- Die US-Universität Harvard verlieh der deutschen Bundeskanzlerin am Donnerstag die Ehrendoktorwürde.
- Begründung: Merkels Amtszeit sei geprägt gewesen «von Pragmatismus und kluger Entschlossenheit».
- In ihrer Rede rechnet die deutsche Regierungschefin mit dem US-Präsidenten ab.
Rund 20'000 Absolventen und Angehörige, Professoren und Ehemalige feiern die unprätentiös auftretende Kanzlerin am Donnerstag wie einen Popstar. Geschlagene 31 Mal brandet bei Merkels 35-minütiger Ansprache Beifall auf, mehrfach erhebt sich das Publikum, um Merkel stehend Respekt zu zollen.
Besonders viel Beifall gibt es an jenen Stellen, in denen Merkel mit US-Präsident Donald Trump abrechnet. Merkel gelingt dabei das Kunststück, den Namen des US-Präsidenten kein einziges Mal zu erwähnen.
«Mehr multilateral statt unilateral handeln»

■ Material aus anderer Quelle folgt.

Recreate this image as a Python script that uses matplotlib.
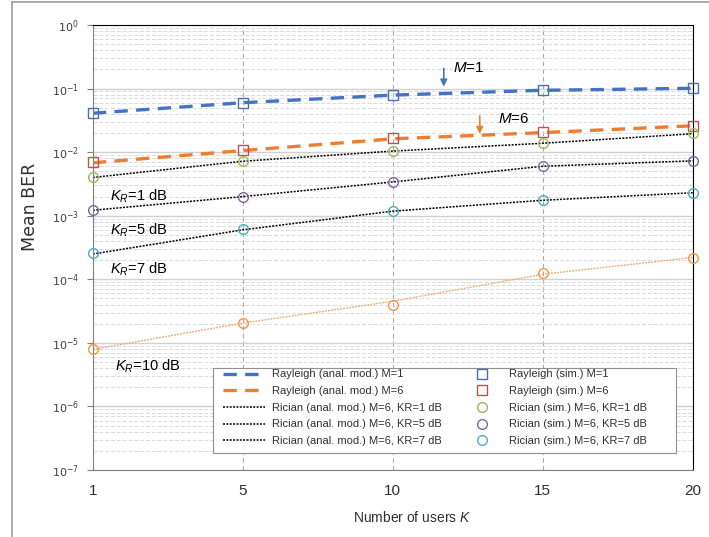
#!/usr/bin/env python3
"""Mean BER versus number of users K: Rayleigh and Rician, analytic vs simulated."""

import matplotlib
matplotlib.use("Agg")
import matplotlib.pyplot as plt
import numpy as np
from matplotlib.lines import Line2D
from matplotlib.patches import Rectangle
from matplotlib.ticker import LogLocator, NullFormatter

NARROW = ["Liberation Sans", "DejaVu Sans"]
plt.rcParams["mathtext.fontset"] = "custom"
plt.rcParams["mathtext.rm"] = "Liberation Sans"
plt.rcParams["mathtext.it"] = "Liberation Sans:italic"

users_k = [1, 5, 10, 15, 20]

# analytical model curves
ray_m1 = [0.041, 0.060, 0.079, 0.094, 0.101]
ray_m6 = [0.0068, 0.0106, 0.0162, 0.0203, 0.026]
ric_kr1 = [0.0040, 0.0072, 0.0104, 0.0138, 0.0195]
ric_kr5 = [0.00122, 0.0020, 0.0034, 0.0060, 0.0073]
ric_kr7 = [0.00025, 0.00060, 0.00118, 0.00175, 0.0023]
ric_kr10 = [7.9e-6, 2.05e-5, 4.5e-5, 1.2e-4, 2.2e-4]

# simulated points
ray_m1_sim = [0.041, 0.060, 0.079, 0.095, 0.101]
ray_m6_sim = [0.0069, 0.0108, 0.0165, 0.0205, 0.026]
ric_kr1_sim = [0.0040, 0.0073, 0.0104, 0.0138, 0.0198]
ric_kr5_sim = [0.00123, 0.0020, 0.0034, 0.0061, 0.0073]
ric_kr7_sim = [0.000256, 0.00061, 0.0012, 0.00177, 0.0023]
ric_kr10_sim = [7.9e-6, 2.03e-5, 3.98e-5, 1.27e-4, 2.19e-4]

BLUE = "#4472C4"
ORANGE = "#ED7D31"


def main():
    fig = plt.figure(figsize=(7.09, 5.37), dpi=100)
    ax = fig.add_axes([0.131, 0.1248, 0.846, 0.8286])
    x = np.arange(len(users_k))

    ax.plot(x, ray_m1, ls=(0, (4, 2.5)), color=BLUE, lw=2.4,
            label="Rayleigh (anal. mod.) M=1")
    ax.plot(x, ray_m6, ls=(0, (4, 2.5)), color=ORANGE, lw=2.4,
            label="Rayleigh (anal. mod.) M=6")
    for vals, kr in [(ric_kr1, 1), (ric_kr5, 5), (ric_kr7, 7)]:
        ax.plot(x, vals, ls=(0, (1.3, 0.9)), color="black", lw=1.1,
                label=f"Rician (anal. mod.) M=6, KR={kr} dB")
    ax.plot(x, ric_kr10, ls=(0, (1.3, 0.9)), color="#F4A46A", lw=1.0)

    sims = [
        (ray_m1_sim, "s", "#4F6FA8", "Rayleigh (sim.) M=1"),
        (ray_m6_sim, "s", "#C0504D", "Rayleigh (sim.) M=6"),
        (ric_kr1_sim, "o", "#9BBB59", "Rician (sim.) M=6, KR=1 dB"),
        (ric_kr5_sim, "o", "#8064A2", "Rician (sim.) M=6, KR=5 dB"),
        (ric_kr7_sim, "o", "#4BACC6", "Rician (sim.) M=6, KR=7 dB"),
    ]
    for vals, mk, col, lab in sims:
        ax.plot(x, vals, ls="none", marker=mk, ms=7, mfc="none", mec=col,
                mew=1.0, label=lab, clip_on=False, zorder=5)
    ax.plot(x, ric_kr10_sim, ls="none", marker="o", ms=7, mfc="none",
            mec="#F79646", mew=1.0, clip_on=False, zorder=5)

    ax.set_yscale("log")
    ax.set_ylim(1e-7, 1)
    ax.set_xlim(0, len(users_k) - 1)
    ax.set_xticks(x)
    ax.set_xticklabels([str(k) for k in users_k], family=NARROW, fontsize=11)
    ax.yaxis.set_major_locator(LogLocator(base=10, numticks=10))
    ax.yaxis.set_minor_locator(LogLocator(base=10, subs=np.arange(2, 10), numticks=100))
    ax.yaxis.set_minor_formatter(NullFormatter())
    ax.tick_params(axis="y", which="major", labelsize=8, length=4, color="#808080",
                   colors="#404040", pad=6)
    ax.tick_params(axis="y", which="minor", length=0)
    ax.tick_params(axis="x", length=0, pad=10, colors="#303030")

    ax.grid(True, which="major", axis="y", color="#D0D0D0", lw=1.0, ls="-")
    ax.grid(True, which="minor", axis="y", color="#DADADA", lw=0.7, ls=(0, (4, 2)))
    ax.grid(True, which="major", axis="x", color="#A8A8A8", lw=0.8, ls=(0, (4, 3)))
    ax.set_axisbelow(True)

    ax.spines["left"].set_color("#808080")
    ax.spines["bottom"].set_color("#808080")
    ax.spines["top"].set_color("black")
    ax.spines["right"].set_color("black")

    ax.set_xlabel(r"Number of users $\it{K}$", family=NARROW, fontsize=10,
                  color="#303030")
    ax.xaxis.set_label_coords(0.533, -0.09)
    ax.set_ylabel("Mean BER", fontsize=12.5, color="#303030")
    ax.yaxis.set_label_coords(-0.09, 0.591)

    # annotations
    ax.annotate("", xy=(2.34, 0.097), xytext=(2.34, 0.23),
                arrowprops=dict(arrowstyle="-|>", color=BLUE, lw=1.2,
                                mutation_scale=10))
    ax.text(2.4, 0.21, r"$\it{M}$=1", fontsize=11, va="center", family=NARROW)
    ax.annotate("", xy=(2.58, 0.0175), xytext=(2.58, 0.041),
                arrowprops=dict(arrowstyle="-|>", color=ORANGE, lw=1.2,
                                mutation_scale=10))
    ax.text(2.7, 0.033, r"$\it{M}$=6", fontsize=11, va="center", family=NARROW)

    for label, yv in [("1", 2.0e-3), ("5", 5.8e-4), ("7", 1.45e-4), ("10", 4.3e-6)]:
        xv = 0.115 if label != "10" else 0.15
        ax.text(xv, yv, r"$\it{K_R}$=" + label + " dB", fontsize=10.5, va="center",
                family=NARROW)

    # legend: frame drawn separately so the blank space sits on the right
    ax.add_patch(Rectangle((0.2, 0.038), 0.773, 0.191, transform=ax.transAxes,
                           facecolor="white", edgecolor="#909090", lw=0.8,
                           zorder=6))
    leg = ax.legend(loc="upper left", bbox_to_anchor=(0.2167, 0.226), ncol=2,
                    prop={"family": NARROW, "size": 8}, frameon=False,
                    handlelength=3.8, handletextpad=0.6, labelspacing=0.6,
                    borderpad=0, columnspacing=1.7, borderaxespad=0)
    leg.set_zorder(7)
    for t in leg.get_texts():
        t.set_color("#303030")

    # picture border
    fig.add_artist(Line2D([12 / 709, 12 / 709], [0, 1 - 2 / 537],
                          transform=fig.transFigure, color="#A0A0A0", lw=1.2))
    fig.add_artist(Line2D([12 / 709, 1], [1 - 2 / 537, 1 - 2 / 537],
                          transform=fig.transFigure, color="#A0A0A0", lw=1.2))

    fig.savefig("out.png", dpi=100)


if __name__ == "__main__":
    main()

Jeder weiss, auf wen Merkel anspielt, wenn sie sagt: «Mehr denn je müssen wir multilateral statt unilateral handeln. Global statt national.» Der bekennende Nationalist Trump scheint dagegen mit seiner «America First»-Politik seit zweieinhalb Jahren daran zu arbeiten, die Nachkriegsordnung auf den Kopf und jahrzehntealte Bündnisse in Frage zu stellen.
«Protektionismus und Handelskonflikte gefährden den freien Welthandel und die Grundlagen unseres Wohlstandes», sagt Merkel – Trump hat zahlreiche Handelskonflikte vom Zaun gebrochen und droht mit Strafzöllen auf Autos aus der EU.
«Innehalten, schweigen, nachdenken, Pause machen»
Merkel fordert auch, alles Menschenmögliche zu unternehmen, um den Klimawandel in den Griff zu bekommen, und räumt dabei eigene Versäumnisse ein. Trump hat die USA aus dem internationalen Pariser Klimaschutzabkommen zurückgezogen. Merkel sagt, Klimawandel sei vom Menschen verursacht. Trump zweifelt das an (auch wenn er Klimawandel – anders als früher – nicht mehr für einen «Scherz« hält).
Mit Beifall und zustimmendem Gelächter wird Merkels Aussage quittiert, dass schwierige Fragen gelöst werden könnten, «wenn wir bei allem Entscheidungsdruck nicht immer unseren ersten Impulsen folgen, sondern zwischendurch einen Moment innehalten, schweigen, nachdenken, Pause machen». Kaum ein Politiker ist impulsiver als Trump, der seinen Emotionen ungefiltert auf Twitter freien Lauf lässt.
Lügen nicht Wahrheiten nennen und Wahrheiten nicht Lügen.
Die Kanzlerin wirbt für «Wahrhaftigkeit gegenüber anderen und gegenüber uns selbst», und sie sagt: «Dazu gehört, dass wir Lügen nicht Wahrheiten nennen und Wahrheiten nicht Lügen.»
Jubel bricht aus
Kaum etwas ist deutlicher auf Trump gemünzt, der Berichterstattung kritischer Medien «Fake News» nennt und dessen Beraterin Kellyanne Conway den abstrusen Begriff «alternative Fakten» geprägt hat. An dieser Stelle bekommt Merkel besonders grossen Applaus, Jubel bricht aus.
Merkel ist mit ihrer Flüchtlingspolitik auch zur Zielscheibe von Trump geworden, der sie – noch vor seinem Wahlsieg 2016 – als die Person bezeichnete, «die Deutschland ruiniert». Merkel wählt bei ihrer Rede am Nachmittag leisere Worte – und kommt damit in Harvard an.
Harvard nicht repräsentativ
Bei allem Beifall: Harvard ist eine liberale Hochburg in den USA, repräsentativ für die Meinung im Land ist die Hochschule keineswegs. Die Begeisterung für Merkel ist auch darauf zurückzuführen, dass ihre Politik einen Gegenpol zu Trump darstellt.
Dennoch ist bemerkenswert, wie ungemein positiv die Kanzlerin in Harvard aufgenommen wird – während sich in Deutschland auch etliche in ihrer eigenen Partei wünschen, dass sie lieber heute als morgen das Kanzleramt räumt.